主な使用法は斬撃、刺突、投擲、の三つでしょうか。というわけでこの三つの使用法について、抜粋パートをまじえながら解説していきます。



①斬撃

 短剣の斬れ味は、種類によって少し変わります。ものによっては、つばや刃の形によって「相手の剣を受け止められるようにする」なんてことも出来ます。余談でしたね。


 正直、斬撃に向いてるかというと微妙なところです。短剣は刃渡りが短いので、至近距離でないと攻撃出来ません。で、至近距離まで近づいたら、斬撃より刺突の方が効果的なんですよ。なので斬撃として使われることって実はあまりない。


 例えば、短剣で知られるダガーは、刺突や投擲に向いています。で、このダガー、実は対人用に特化して作られています。

一方、現代で普及してるサバイバルナイフの類は斬れ味に特化しています。多目的切断が目的だからです。

このように、短剣の種類によって変わってきますし、対人用となると結構マイナーです、短剣での斬撃って。


 本題に入りましょう。短剣での斬撃は、骨を断つことまでは出来ませんが、多少なりともかすり傷を与えることはできるでしょう。短剣の攻撃を布石にメインウェポンで攻撃なんてことも出来ます。でも、短剣一つ、斬撃で致命傷となると……やっぱり刺突ですね。


 至近距離で無理やり首の血管を切ることも出来なくはないですが、技術が必要です。抜粋パートの使用法も斬撃のようで実は刺突に近いです。
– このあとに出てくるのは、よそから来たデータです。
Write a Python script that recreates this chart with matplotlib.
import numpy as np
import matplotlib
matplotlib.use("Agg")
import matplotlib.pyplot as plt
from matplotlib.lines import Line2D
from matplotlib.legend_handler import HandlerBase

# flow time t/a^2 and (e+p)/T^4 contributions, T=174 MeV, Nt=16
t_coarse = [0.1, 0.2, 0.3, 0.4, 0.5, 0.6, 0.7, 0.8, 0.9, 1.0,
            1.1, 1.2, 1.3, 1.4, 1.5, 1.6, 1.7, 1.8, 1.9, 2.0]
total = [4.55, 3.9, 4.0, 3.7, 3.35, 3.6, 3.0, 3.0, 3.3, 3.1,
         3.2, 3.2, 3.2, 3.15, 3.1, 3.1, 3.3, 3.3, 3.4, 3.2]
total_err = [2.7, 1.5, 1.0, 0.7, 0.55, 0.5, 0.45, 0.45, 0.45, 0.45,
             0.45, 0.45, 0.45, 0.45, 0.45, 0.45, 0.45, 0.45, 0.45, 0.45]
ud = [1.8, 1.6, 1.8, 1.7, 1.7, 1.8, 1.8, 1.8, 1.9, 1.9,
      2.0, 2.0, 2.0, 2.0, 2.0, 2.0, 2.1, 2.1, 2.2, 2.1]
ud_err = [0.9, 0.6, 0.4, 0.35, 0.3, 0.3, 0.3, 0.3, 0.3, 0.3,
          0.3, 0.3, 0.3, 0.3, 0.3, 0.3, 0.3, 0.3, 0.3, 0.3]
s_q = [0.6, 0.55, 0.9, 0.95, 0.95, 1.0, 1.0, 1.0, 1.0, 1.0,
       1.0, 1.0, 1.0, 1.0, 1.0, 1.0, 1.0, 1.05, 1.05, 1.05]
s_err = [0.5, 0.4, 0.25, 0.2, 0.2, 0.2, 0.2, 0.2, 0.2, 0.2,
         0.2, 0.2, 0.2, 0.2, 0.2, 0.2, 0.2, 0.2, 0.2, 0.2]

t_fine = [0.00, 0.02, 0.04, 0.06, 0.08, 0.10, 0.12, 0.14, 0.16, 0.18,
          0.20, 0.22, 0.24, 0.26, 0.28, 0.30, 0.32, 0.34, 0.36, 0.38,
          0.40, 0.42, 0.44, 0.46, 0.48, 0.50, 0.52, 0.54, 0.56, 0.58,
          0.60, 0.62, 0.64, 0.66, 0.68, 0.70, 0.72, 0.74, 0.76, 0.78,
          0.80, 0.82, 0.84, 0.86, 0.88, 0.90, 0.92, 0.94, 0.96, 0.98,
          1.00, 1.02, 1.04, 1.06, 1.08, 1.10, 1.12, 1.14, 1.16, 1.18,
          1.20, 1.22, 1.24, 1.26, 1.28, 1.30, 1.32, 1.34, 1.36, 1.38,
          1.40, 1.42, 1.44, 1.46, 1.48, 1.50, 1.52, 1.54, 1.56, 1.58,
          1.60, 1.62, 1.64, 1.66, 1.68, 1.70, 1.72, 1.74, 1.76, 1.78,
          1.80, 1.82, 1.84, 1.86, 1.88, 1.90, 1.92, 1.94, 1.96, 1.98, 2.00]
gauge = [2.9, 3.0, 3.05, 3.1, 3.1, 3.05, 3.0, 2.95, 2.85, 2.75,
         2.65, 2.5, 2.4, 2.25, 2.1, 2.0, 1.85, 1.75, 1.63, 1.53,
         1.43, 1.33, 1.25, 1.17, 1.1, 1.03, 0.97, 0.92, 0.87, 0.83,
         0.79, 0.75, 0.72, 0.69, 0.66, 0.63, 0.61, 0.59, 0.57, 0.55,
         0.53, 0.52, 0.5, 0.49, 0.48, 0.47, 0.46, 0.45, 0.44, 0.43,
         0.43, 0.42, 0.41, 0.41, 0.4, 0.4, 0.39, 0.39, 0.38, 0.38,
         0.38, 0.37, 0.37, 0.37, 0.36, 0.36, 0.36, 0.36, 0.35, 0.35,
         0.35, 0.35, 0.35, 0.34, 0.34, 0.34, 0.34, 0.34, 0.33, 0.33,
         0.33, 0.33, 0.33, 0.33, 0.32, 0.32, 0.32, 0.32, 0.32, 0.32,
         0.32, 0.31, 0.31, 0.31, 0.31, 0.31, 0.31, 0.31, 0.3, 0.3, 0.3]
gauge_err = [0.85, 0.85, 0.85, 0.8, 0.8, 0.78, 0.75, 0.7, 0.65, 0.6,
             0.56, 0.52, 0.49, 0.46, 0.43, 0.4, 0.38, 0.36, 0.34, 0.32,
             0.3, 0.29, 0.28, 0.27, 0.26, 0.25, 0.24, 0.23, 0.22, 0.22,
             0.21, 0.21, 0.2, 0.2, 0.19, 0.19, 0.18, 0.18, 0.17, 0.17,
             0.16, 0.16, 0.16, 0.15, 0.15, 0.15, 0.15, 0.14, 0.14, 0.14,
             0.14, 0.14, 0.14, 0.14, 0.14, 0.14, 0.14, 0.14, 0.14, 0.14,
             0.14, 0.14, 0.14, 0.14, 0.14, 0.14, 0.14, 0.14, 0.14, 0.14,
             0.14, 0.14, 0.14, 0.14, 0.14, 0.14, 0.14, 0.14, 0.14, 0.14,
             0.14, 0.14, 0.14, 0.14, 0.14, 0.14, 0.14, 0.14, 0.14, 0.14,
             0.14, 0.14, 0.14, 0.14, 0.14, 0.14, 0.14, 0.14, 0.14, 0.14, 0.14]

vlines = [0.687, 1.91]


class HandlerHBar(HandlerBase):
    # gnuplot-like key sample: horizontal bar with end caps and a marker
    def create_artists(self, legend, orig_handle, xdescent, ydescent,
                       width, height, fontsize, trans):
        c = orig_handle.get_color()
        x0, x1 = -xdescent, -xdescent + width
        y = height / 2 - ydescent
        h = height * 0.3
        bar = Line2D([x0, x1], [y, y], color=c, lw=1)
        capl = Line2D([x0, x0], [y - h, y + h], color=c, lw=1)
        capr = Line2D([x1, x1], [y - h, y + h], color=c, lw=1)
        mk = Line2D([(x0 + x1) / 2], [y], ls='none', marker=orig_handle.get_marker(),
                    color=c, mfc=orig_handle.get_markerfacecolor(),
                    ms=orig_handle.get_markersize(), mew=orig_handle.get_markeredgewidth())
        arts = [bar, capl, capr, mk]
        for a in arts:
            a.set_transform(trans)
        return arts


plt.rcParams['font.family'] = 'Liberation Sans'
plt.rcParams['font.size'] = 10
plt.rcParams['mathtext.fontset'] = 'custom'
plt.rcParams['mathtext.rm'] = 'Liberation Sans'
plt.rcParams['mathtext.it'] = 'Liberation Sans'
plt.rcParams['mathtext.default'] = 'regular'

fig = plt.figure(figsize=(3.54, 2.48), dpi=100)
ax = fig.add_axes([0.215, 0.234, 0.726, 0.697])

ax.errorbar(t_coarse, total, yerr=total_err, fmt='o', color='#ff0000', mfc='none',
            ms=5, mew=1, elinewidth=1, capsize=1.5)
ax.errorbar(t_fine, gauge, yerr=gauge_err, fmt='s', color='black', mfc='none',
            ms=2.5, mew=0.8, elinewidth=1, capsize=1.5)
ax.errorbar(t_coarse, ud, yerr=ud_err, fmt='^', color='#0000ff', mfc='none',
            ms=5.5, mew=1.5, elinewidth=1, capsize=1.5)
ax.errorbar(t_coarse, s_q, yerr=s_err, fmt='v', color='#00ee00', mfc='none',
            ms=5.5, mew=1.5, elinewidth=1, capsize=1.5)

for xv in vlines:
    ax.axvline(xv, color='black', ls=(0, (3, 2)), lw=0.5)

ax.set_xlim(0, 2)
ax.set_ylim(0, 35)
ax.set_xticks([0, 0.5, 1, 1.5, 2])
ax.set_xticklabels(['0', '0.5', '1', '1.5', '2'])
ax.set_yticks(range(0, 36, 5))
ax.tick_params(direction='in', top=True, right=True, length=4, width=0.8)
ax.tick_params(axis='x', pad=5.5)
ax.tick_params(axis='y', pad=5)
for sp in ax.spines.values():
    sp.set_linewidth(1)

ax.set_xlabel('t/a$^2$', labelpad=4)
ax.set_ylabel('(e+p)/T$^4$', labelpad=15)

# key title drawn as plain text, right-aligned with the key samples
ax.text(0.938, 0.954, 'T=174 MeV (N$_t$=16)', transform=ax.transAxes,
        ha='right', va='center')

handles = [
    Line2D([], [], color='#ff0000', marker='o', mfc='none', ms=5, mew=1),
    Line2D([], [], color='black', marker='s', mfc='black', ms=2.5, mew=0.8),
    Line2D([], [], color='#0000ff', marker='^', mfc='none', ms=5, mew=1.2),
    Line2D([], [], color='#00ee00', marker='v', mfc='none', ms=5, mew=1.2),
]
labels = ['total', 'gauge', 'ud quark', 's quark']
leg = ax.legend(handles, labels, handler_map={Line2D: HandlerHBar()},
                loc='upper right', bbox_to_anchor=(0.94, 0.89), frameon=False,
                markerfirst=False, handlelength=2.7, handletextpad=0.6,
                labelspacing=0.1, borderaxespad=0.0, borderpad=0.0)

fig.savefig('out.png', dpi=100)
力の入れ方などにコツがあるんだとか。……書いてて気分悪くなってきたので次!




②刺突

 実際の中世などでは、短剣で鎧を含む装甲の隙間を短剣で突き刺していたそうです。鎧の隙間ってほとんどが関節部位です。そこを短剣で刺突されれば、痛みで上手く動かせなくなるのです。刺突する場所によっては致命傷にもなります。短剣の一番の使い方ですね。


 骨を避ければ、ですが血管はもちろん筋肉にまで刃が達するかと。至近距離で刺突されれば相手もなかなかかわせません。ある意味斬撃よりも隙の少ない攻撃ですね。これはクナイとかにも言えますが、地面に穴を掘る、などにも使えなくはないそうです。非常時に短剣をサバイバルナイフのように使わせるのもありかも知れません。しかし、一つ注意点が。
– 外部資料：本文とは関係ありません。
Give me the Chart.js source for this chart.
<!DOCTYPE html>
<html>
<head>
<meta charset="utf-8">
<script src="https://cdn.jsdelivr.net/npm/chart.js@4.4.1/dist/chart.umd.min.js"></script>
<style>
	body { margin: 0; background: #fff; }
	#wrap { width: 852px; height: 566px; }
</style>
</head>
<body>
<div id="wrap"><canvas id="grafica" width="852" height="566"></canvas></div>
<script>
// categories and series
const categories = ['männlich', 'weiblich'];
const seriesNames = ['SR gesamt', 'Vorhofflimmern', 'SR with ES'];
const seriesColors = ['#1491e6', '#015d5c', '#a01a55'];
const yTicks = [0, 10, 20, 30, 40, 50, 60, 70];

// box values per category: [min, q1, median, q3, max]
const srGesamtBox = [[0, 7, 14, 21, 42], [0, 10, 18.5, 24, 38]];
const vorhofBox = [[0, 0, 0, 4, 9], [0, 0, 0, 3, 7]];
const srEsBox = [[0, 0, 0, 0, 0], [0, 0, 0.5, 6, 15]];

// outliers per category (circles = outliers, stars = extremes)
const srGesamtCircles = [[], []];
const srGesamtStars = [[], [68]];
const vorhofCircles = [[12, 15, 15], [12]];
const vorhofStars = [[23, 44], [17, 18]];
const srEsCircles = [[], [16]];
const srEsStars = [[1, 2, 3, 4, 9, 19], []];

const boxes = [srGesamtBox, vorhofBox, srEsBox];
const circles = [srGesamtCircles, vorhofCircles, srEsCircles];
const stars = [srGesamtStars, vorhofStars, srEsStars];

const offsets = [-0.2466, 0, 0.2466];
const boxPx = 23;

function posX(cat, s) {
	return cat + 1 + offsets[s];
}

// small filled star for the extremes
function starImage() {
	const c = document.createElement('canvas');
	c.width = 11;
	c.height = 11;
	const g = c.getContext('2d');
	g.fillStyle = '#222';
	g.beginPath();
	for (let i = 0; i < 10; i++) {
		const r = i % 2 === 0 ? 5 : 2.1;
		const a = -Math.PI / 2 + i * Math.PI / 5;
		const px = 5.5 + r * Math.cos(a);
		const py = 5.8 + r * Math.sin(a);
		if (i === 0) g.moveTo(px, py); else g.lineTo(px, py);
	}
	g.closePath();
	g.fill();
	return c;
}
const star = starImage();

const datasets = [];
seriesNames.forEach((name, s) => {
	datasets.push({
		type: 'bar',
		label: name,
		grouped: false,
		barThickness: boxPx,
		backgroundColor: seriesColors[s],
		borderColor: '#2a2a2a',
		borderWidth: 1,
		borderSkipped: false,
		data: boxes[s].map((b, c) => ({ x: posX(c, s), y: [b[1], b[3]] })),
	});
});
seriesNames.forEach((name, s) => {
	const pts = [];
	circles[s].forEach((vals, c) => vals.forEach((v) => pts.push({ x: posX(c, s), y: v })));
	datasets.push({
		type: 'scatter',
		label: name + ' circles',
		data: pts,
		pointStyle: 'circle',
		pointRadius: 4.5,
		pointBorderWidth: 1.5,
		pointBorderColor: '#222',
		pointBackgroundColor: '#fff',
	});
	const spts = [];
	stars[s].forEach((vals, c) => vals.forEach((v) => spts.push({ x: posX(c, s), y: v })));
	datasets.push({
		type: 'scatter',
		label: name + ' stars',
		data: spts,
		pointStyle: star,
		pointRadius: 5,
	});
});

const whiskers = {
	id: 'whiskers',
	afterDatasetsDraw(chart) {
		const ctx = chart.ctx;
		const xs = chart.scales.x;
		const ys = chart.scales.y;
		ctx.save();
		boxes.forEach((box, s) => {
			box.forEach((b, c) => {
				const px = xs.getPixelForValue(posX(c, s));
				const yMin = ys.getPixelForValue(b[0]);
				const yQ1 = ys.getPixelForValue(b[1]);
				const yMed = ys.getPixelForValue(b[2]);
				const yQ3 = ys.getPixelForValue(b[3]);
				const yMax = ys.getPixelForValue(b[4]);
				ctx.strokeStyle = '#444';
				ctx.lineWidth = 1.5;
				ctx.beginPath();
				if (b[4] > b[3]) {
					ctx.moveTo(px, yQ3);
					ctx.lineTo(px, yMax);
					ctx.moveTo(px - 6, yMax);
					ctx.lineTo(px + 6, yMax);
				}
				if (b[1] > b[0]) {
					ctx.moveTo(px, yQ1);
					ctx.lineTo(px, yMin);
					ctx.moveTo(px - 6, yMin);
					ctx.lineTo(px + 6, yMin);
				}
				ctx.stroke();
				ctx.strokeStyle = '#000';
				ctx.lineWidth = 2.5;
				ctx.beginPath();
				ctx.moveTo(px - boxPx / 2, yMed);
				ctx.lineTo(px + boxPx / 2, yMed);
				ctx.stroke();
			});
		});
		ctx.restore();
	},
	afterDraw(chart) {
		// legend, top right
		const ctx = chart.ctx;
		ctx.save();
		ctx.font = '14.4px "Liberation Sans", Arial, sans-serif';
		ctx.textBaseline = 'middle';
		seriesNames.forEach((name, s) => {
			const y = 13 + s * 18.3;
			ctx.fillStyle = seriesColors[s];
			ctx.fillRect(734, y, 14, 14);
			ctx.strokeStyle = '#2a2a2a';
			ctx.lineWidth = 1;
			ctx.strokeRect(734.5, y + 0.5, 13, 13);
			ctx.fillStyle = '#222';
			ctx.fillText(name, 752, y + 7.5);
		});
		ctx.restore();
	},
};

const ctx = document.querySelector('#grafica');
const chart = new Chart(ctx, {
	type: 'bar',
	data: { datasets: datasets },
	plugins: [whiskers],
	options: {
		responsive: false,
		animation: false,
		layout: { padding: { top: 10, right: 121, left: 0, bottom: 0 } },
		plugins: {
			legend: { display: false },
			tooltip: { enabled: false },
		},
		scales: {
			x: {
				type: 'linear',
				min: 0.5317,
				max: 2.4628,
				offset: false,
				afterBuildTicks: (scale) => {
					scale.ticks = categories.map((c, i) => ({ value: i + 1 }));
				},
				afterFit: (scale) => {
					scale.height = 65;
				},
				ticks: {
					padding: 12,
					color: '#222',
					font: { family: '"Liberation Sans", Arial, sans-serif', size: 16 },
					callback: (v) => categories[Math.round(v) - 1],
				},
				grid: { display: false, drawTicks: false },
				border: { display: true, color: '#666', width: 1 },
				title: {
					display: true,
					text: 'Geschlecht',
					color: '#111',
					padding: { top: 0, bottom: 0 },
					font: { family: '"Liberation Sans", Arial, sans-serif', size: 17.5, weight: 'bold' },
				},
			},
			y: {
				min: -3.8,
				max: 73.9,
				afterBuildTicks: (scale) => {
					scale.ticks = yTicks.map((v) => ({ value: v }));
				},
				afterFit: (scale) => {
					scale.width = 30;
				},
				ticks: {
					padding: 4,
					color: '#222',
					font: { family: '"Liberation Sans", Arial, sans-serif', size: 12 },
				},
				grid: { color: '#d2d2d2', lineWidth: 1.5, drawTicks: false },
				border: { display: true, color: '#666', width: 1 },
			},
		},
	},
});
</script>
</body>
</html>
 物(人体含む)に一度刺されば、なかなか抜けません。これは短剣に限らず全ての武器共通ですね。深く刺されば刺さるほど、抜くのに苦戦します。柔らかい地面や砂地なら別でしょうが。形状にもよりますが、基本的には深く刺さると様々な要因があって抜けにくくなるんですよ。人体なら、肉が絡みついて一苦労するそうです。特に喉は。……次行きましょうか




③投擲

 俗に言う「投剣」ってものですね。サーカス団の人とかがやってるイメージの、あれです。ですが、実は投げる用の短剣は一般的な短剣と「重心の位置」が違う。これは投げやすくするためです。
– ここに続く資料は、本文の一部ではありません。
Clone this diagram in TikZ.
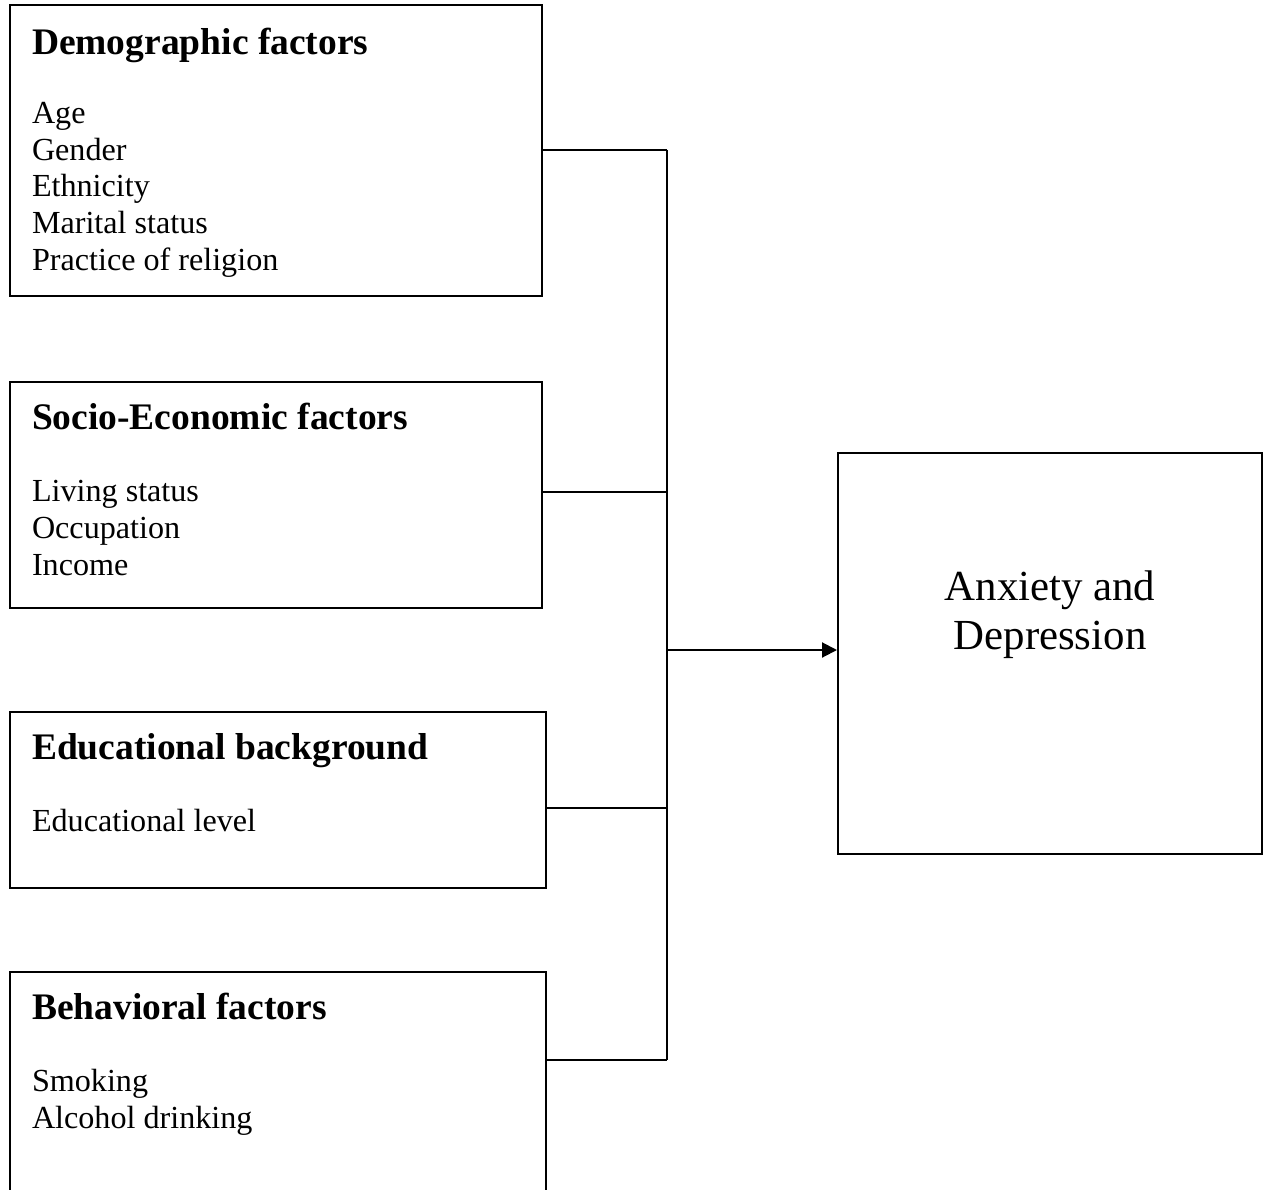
\documentclass[tikz,border=0pt]{standalone}
\usepackage{fontspec}
\setmainfont{Liberation Serif}
\usetikzlibrary{arrows.meta,fit}
\begin{document}
\begin{tikzpicture}[x=0.3733pt,y=-0.3733pt,line width=0.75pt,
  box/.style={draw,rectangle,inner sep=0pt},
  ttl/.style={anchor=base west,inner sep=0pt,font=\fontsize{14}{16}\selectfont\bfseries},
  itm/.style={anchor=base west,inner sep=0pt,font=\fontsize{12}{13.8}\selectfont},
  big/.style={anchor=base,inner sep=0pt,font=\fontsize{16}{18.4}\selectfont},
  conn/.style={line width=0.75pt},
  arr/.style={conn,-{Triangle[length=5.6pt,width=5.6pt]}}]
\useasboundingbox (0,0) rectangle (1263,1189);
\begin{scope}
\clip (0,0) rectangle (1263,1189);
% boxes
\node[box,fit={(10,5) (542,296)}] (demo) {};
\node[box,fit={(10,382) (542,608)}] (socio) {};
\node[box,fit={(10,712) (546,888)}] (edu) {};
\node[box,fit={(10,972) (546,1260)}] (beh) {};
\node[box,fit={(838,453) (1262,854)}] (out) {};
\end{scope}
% texts
\node[ttl] (t1) at (31,55) {Demographic factors};
\node[itm] (a1) at (31,124) {Age};
\node[itm] (a2) at (31,161) {Gender};
\node[itm] (a3) at (31,197) {Ethnicity};
\node[itm] (a4) at (31,234) {Marital status};
\node[itm] (a5) at (31,271) {Practice of religion};
\node[ttl] (t2) at (31,429) {Socio-Economic factors};
\node[itm] (b1) at (31,501) {Living status};
\node[itm] (b2) at (31,538) {Occupation};
\node[itm] (b3) at (31,575) {Income};
\node[ttl] (t3) at (31,759) {Educational background};
\node[itm] (c1) at (31,831) {Educational level};
\node[ttl] (t4) at (31,1019) {Behavioral factors};
\node[itm] (d1) at (31,1091) {Smoking};
\node[itm] (d2) at (31,1128) {Alcohol drinking};
\node[big] (o1) at (1050,600) {Anxiety and};
\node[big] (o2) at (1050,649) {Depression};
% connectors
\coordinate (j1) at (667,150);
\coordinate (j2) at (667,492);
\coordinate (j3) at (667,808);
\coordinate (j4) at (667,1060);
\coordinate (ja) at (667,650);
\draw[conn] (j1) -- (j4);
\draw[conn] (demo.east |- j1) -- (j1);
\draw[conn] (socio.east |- j2) -- (j2);
\draw[conn] (edu.east |- j3) -- (j3);
\draw[conn] (beh.east |- j4) -- (j4);
\draw[arr] (ja) -- (out.west |- ja);
\end{tikzpicture}
\end{document}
 この「投げる」という方法、あまり使われません。手元にメインウェポンがある場合は、不意打ちとして投げたりすることはあります。ですが「威力が低い」「武器を一つ失うことになる」の二点から、実戦では滅多なことでは投げないのです。


 投げ方は、刃または柄を持って、回転させるようにします。でも……投げるくらいなら接近して刺突にした方が殺傷力もありますし、武器も無駄になりませんよね。そんなわけで、使われるとしても遊戯、見世物ですね。




こんなところでしょうか。短剣は基本的に「刺突」で使う。ここだけ押さえておけばとりあえず間違ってはいないはずです。